## PROVIDED RECORDS

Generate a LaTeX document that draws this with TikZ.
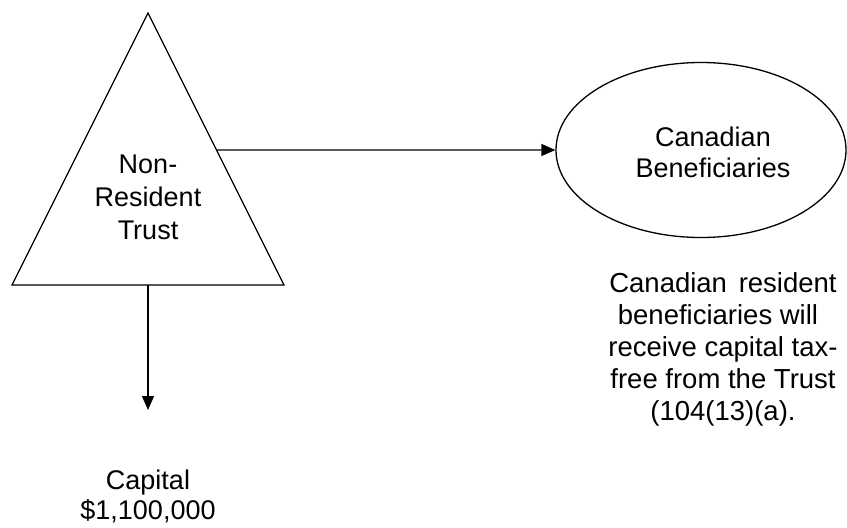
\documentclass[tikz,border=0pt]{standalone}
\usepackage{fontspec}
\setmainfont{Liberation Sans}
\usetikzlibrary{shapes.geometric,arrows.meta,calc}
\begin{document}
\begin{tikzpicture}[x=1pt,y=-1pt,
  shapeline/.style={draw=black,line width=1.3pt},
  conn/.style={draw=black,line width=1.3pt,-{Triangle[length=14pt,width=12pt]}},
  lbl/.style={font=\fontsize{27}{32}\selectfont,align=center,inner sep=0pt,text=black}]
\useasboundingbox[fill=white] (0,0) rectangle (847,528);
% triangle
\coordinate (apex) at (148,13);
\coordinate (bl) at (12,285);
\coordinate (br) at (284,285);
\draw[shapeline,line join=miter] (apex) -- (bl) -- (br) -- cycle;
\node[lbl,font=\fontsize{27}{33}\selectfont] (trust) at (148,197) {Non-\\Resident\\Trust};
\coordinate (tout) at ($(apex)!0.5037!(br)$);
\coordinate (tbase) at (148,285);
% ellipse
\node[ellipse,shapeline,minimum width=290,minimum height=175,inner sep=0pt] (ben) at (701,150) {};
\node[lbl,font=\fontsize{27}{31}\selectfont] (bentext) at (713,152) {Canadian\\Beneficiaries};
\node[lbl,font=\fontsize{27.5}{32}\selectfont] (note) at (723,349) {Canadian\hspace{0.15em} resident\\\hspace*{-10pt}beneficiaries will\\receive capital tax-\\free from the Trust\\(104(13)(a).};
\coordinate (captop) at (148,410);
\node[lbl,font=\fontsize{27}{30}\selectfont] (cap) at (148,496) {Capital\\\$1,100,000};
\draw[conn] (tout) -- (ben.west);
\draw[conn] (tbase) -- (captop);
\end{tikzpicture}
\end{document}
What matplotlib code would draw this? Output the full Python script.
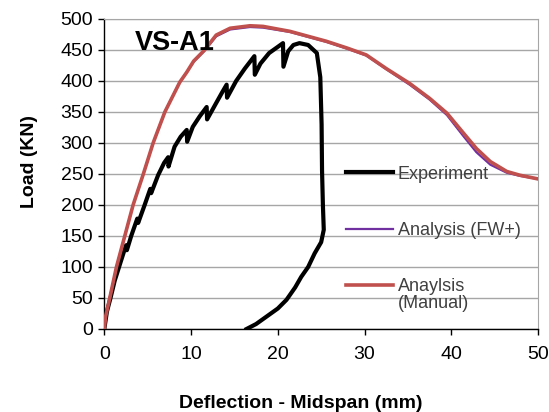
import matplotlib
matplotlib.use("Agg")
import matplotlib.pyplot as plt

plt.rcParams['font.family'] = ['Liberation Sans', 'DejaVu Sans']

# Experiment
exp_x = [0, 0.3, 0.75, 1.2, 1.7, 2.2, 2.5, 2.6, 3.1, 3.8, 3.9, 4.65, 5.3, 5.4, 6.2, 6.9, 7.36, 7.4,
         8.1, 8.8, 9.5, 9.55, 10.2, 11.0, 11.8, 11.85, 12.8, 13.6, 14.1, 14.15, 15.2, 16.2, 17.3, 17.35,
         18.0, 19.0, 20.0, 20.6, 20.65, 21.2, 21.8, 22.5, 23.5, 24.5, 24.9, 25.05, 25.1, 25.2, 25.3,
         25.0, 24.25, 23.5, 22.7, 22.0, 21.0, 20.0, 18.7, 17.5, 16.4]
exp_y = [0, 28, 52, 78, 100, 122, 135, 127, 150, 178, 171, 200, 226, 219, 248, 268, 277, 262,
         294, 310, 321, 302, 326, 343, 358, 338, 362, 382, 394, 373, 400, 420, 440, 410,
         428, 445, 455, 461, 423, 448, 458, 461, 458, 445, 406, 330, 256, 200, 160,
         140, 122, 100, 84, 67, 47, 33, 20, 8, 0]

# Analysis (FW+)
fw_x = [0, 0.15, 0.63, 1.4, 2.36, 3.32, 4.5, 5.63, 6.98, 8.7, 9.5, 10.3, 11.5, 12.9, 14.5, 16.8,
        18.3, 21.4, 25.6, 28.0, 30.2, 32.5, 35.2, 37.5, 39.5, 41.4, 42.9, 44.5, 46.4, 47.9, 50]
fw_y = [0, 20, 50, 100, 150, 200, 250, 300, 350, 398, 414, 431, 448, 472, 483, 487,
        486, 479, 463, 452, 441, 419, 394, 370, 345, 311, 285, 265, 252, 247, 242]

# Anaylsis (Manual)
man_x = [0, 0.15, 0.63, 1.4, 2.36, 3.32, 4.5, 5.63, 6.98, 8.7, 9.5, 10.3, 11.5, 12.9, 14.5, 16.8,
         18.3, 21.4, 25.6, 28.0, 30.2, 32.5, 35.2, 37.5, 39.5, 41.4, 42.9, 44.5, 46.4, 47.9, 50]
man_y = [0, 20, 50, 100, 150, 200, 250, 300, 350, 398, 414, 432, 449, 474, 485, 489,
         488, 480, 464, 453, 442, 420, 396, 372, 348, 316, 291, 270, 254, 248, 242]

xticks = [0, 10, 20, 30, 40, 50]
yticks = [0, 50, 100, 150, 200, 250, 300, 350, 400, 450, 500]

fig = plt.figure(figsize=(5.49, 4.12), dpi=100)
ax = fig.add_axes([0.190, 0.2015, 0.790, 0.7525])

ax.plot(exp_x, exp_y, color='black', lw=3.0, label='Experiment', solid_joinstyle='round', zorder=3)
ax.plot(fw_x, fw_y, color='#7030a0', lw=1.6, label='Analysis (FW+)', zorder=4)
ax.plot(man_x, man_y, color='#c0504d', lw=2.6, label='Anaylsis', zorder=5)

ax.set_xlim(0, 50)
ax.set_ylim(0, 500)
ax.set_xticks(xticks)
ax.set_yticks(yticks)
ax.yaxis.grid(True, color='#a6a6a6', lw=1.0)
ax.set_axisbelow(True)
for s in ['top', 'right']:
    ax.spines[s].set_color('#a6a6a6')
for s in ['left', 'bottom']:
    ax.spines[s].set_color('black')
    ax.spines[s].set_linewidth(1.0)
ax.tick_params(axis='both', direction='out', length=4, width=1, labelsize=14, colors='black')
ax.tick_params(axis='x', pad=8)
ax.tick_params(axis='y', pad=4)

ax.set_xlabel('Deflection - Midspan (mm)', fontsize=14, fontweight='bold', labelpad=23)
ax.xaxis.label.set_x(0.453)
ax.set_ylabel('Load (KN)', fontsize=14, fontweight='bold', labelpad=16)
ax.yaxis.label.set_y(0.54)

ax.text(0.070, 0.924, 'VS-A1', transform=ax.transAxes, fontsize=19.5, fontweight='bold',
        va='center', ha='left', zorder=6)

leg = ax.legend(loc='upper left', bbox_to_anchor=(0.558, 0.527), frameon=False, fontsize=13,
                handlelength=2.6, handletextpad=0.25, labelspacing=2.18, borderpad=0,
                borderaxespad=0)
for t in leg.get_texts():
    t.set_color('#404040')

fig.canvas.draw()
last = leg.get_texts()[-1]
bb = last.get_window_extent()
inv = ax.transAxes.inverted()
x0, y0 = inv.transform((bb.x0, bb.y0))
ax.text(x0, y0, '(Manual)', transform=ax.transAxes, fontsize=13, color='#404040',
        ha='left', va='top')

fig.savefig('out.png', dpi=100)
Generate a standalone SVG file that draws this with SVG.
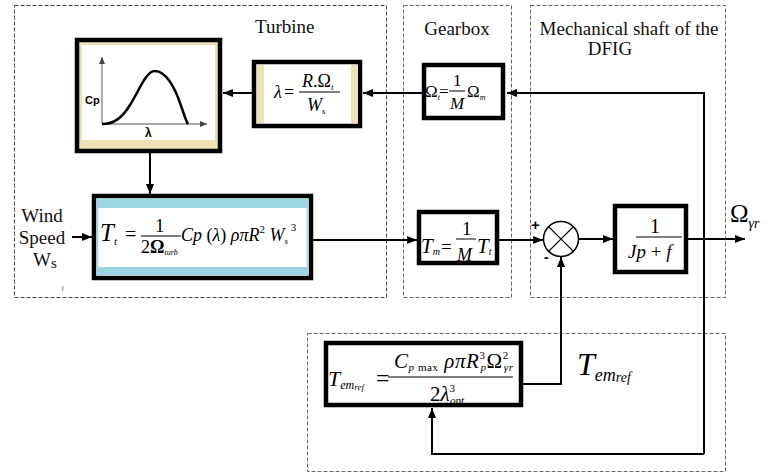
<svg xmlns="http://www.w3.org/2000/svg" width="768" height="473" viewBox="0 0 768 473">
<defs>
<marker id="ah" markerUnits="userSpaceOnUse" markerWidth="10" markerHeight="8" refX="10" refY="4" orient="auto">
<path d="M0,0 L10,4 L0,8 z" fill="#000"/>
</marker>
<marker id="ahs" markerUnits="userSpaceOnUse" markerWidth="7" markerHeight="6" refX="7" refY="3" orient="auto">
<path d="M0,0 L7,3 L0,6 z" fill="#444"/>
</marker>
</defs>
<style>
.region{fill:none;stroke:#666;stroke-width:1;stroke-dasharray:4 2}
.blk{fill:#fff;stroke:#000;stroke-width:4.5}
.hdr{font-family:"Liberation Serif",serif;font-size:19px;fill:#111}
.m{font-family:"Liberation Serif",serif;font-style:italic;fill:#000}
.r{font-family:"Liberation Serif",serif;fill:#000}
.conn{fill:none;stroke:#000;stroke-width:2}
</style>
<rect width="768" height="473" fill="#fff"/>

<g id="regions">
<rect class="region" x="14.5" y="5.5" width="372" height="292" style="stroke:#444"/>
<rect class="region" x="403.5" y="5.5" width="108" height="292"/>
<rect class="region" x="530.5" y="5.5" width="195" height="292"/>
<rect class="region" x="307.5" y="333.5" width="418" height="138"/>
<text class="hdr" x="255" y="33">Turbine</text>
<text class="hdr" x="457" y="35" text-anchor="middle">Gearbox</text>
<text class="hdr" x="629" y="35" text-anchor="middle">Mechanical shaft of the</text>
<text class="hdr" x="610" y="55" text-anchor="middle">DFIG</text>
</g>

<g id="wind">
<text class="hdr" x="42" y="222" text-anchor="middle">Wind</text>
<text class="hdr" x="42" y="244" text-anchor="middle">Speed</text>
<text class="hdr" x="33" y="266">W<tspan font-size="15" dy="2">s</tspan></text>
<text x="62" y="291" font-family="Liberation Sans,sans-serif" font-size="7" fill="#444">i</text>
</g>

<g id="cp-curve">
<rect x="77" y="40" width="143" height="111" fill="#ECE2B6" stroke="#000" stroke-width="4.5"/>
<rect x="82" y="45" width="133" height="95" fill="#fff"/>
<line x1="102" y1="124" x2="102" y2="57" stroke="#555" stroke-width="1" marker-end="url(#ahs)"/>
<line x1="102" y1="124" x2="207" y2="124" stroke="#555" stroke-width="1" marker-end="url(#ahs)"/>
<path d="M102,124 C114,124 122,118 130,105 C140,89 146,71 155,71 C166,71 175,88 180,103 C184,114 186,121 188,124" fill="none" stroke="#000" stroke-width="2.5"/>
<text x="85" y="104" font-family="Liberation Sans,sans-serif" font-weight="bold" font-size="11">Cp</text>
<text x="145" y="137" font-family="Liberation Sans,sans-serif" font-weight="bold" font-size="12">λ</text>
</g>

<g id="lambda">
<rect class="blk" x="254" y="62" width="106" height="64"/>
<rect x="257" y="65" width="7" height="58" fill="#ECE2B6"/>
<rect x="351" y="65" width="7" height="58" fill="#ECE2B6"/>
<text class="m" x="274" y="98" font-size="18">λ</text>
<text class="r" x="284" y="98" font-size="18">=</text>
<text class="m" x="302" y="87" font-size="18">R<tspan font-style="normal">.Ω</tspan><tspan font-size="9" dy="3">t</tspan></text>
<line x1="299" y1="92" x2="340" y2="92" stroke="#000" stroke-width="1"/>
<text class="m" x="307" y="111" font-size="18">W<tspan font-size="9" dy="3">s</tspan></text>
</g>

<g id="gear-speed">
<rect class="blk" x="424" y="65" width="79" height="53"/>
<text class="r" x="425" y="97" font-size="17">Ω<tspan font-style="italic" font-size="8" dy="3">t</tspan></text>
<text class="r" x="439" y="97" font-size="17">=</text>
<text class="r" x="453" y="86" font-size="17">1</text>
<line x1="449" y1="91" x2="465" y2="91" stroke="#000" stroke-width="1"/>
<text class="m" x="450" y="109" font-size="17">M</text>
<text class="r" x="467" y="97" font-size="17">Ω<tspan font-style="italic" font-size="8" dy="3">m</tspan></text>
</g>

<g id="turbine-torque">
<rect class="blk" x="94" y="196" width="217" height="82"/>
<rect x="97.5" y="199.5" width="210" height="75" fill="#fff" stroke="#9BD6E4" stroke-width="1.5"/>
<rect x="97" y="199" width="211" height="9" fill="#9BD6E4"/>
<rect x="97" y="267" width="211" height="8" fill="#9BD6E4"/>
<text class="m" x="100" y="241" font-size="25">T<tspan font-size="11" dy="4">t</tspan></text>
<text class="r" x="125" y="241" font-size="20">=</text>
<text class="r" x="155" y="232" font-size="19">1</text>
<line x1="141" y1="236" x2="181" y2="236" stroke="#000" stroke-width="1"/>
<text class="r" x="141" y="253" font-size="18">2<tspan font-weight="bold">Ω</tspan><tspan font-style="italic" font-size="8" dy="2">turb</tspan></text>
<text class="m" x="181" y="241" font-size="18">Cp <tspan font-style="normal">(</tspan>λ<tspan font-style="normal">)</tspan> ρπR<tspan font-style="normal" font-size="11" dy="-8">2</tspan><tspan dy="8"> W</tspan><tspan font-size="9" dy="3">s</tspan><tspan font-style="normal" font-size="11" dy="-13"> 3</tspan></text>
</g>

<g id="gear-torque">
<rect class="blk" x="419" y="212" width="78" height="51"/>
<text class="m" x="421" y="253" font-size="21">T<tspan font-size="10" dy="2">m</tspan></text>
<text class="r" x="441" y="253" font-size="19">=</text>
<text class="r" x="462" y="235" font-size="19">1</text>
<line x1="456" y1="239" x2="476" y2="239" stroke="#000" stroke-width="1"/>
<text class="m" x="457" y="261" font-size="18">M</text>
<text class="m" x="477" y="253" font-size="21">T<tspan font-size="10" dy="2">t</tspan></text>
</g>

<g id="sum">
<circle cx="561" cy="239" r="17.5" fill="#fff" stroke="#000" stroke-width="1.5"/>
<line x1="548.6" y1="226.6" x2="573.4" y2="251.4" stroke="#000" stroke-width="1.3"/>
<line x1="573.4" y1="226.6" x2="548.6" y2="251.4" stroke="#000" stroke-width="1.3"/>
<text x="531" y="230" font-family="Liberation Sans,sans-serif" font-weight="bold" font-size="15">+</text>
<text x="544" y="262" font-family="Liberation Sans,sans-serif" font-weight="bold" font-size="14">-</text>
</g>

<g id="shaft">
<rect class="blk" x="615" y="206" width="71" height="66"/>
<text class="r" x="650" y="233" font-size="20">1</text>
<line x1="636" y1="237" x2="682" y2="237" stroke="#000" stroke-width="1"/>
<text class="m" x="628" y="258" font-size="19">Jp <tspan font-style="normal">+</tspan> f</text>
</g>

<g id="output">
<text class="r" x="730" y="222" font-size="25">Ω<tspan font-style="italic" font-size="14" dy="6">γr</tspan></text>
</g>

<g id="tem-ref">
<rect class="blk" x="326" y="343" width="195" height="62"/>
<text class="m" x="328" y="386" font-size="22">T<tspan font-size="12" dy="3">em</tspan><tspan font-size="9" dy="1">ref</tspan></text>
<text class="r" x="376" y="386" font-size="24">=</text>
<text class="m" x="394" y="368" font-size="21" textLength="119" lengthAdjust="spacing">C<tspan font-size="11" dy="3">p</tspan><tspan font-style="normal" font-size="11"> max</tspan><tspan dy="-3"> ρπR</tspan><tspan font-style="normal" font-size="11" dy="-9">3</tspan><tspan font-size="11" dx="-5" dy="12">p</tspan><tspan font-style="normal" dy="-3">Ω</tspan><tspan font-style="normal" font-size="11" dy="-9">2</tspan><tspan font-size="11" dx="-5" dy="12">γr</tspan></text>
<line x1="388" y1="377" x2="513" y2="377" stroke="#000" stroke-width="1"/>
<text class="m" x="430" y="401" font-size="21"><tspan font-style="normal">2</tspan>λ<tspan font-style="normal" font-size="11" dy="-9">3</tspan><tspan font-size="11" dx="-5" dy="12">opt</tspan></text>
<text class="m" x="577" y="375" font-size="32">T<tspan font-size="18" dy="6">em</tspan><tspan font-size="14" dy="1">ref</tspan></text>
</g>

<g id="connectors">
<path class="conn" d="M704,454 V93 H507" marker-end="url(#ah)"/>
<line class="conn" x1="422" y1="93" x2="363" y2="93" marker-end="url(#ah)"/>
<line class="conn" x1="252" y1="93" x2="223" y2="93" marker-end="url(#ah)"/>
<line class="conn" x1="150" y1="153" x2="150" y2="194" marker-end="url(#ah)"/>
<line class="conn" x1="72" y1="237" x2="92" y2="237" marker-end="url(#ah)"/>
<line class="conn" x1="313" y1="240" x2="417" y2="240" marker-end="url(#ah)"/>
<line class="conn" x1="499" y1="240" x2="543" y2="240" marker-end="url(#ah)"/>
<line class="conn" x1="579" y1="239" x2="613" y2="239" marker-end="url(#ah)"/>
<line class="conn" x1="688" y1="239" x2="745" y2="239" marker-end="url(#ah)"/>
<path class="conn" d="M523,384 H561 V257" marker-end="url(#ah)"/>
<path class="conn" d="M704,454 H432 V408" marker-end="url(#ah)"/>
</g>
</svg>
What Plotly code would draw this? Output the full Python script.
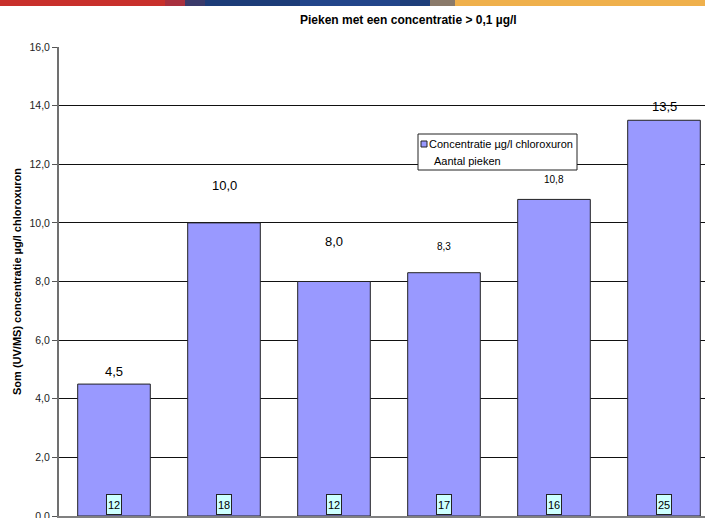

## PROBLEM STATEMENT
From the material above, reproduce only what runs from the line holding "What matplotlib code" down to the line holding "ax = fig.add_axes([0.190, 0.2015, 0.790, 0.7525])", both included, pictures excluded.

## EXPECTED ANSWER
What matplotlib code would draw this? Output the full Python script.
import matplotlib
matplotlib.use("Agg")
import matplotlib.pyplot as plt

plt.rcParams['font.family'] = ['Liberation Sans', 'DejaVu Sans']

# Experiment
exp_x = [0, 0.3, 0.75, 1.2, 1.7, 2.2, 2.5, 2.6, 3.1, 3.8, 3.9, 4.65, 5.3, 5.4, 6.2, 6.9, 7.36, 7.4,
         8.1, 8.8, 9.5, 9.55, 10.2, 11.0, 11.8, 11.85, 12.8, 13.6, 14.1, 14.15, 15.2, 16.2, 17.3, 17.35,
         18.0, 19.0, 20.0, 20.6, 20.65, 21.2, 21.8, 22.5, 23.5, 24.5, 24.9, 25.05, 25.1, 25.2, 25.3,
         25.0, 24.25, 23.5, 22.7, 22.0, 21.0, 20.0, 18.7, 17.5, 16.4]
exp_y = [0, 28, 52, 78, 100, 122, 135, 127, 150, 178, 171, 200, 226, 219, 248, 268, 277, 262,
         294, 310, 321, 302, 326, 343, 358, 338, 362, 382, 394, 373, 400, 420, 440, 410,
         428, 445, 455, 461, 423, 448, 458, 461, 458, 445, 406, 330, 256, 200, 160,
         140, 122, 100, 84, 67, 47, 33, 20, 8, 0]

# Analysis (FW+)
fw_x = [0, 0.15, 0.63, 1.4, 2.36, 3.32, 4.5, 5.63, 6.98, 8.7, 9.5, 10.3, 11.5, 12.9, 14.5, 16.8,
        18.3, 21.4, 25.6, 28.0, 30.2, 32.5, 35.2, 37.5, 39.5, 41.4, 42.9, 44.5, 46.4, 47.9, 50]
fw_y = [0, 20, 50, 100, 150, 200, 250, 300, 350, 398, 414, 431, 448, 472, 483, 487,
        486, 479, 463, 452, 441, 419, 394, 370, 345, 311, 285, 265, 252, 247, 242]

# Anaylsis (Manual)
man_x = [0, 0.15, 0.63, 1.4, 2.36, 3.32, 4.5, 5.63, 6.98, 8.7, 9.5, 10.3, 11.5, 12.9, 14.5, 16.8,
         18.3, 21.4, 25.6, 28.0, 30.2, 32.5, 35.2, 37.5, 39.5, 41.4, 42.9, 44.5, 46.4, 47.9, 50]
man_y = [0, 20, 50, 100, 150, 200, 250, 300, 350, 398, 414, 432, 449, 474, 485, 489,
         488, 480, 464, 453, 442, 420, 396, 372, 348, 316, 291, 270, 254, 248, 242]

xticks = [0, 10, 20, 30, 40, 50]
yticks = [0, 50, 100, 150, 200, 250, 300, 350, 400, 450, 500]

fig = plt.figure(figsize=(5.49, 4.12), dpi=100)
ax = fig.add_axes([0.190, 0.2015, 0.790, 0.7525])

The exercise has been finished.